I recall reading some university study that showed that the loss of solar cell efficiency was about five or seven percent from a soiled panel (dirt, dust, pollen, smoke particles, etc.). I'm not convinced that factor is enough to merit deploying the resources (cherry picker, water, labor) to clean the arrays.

In this part of California, precipitation is cyclical, with the first rains coming in October and stopping around May. On a per panel basis, they would see a loss of efficiency in the summer months/early autumn, but those are also peak production days with the typically clear skies. Much of the debris would wash off at the first couple of rains.

It is likely that Apple has based their electrical generation estimates on a forecast taking into consideration soiling and season, not peak production from a brand-new, immaculately clean panel array under the bright sun on summer solstice.

A similar consideration would be panel failure.
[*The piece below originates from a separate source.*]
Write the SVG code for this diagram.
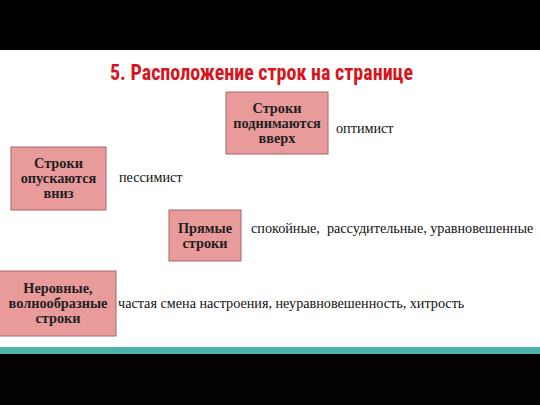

It is highly unlikely that Apple will replace the panels as they fail individually. Again, I'm sure Apple has already figured in a certain amount of panel failure into their energy output calculations. Heck, with the size of this development and the number of solar panels, I wouldn't be surprised if there isn't a panel failure every other week.

A probable scenario is that Apple (or more likely its solar panel contractor) would replace defective units once a year unless a particular panel poses a danger.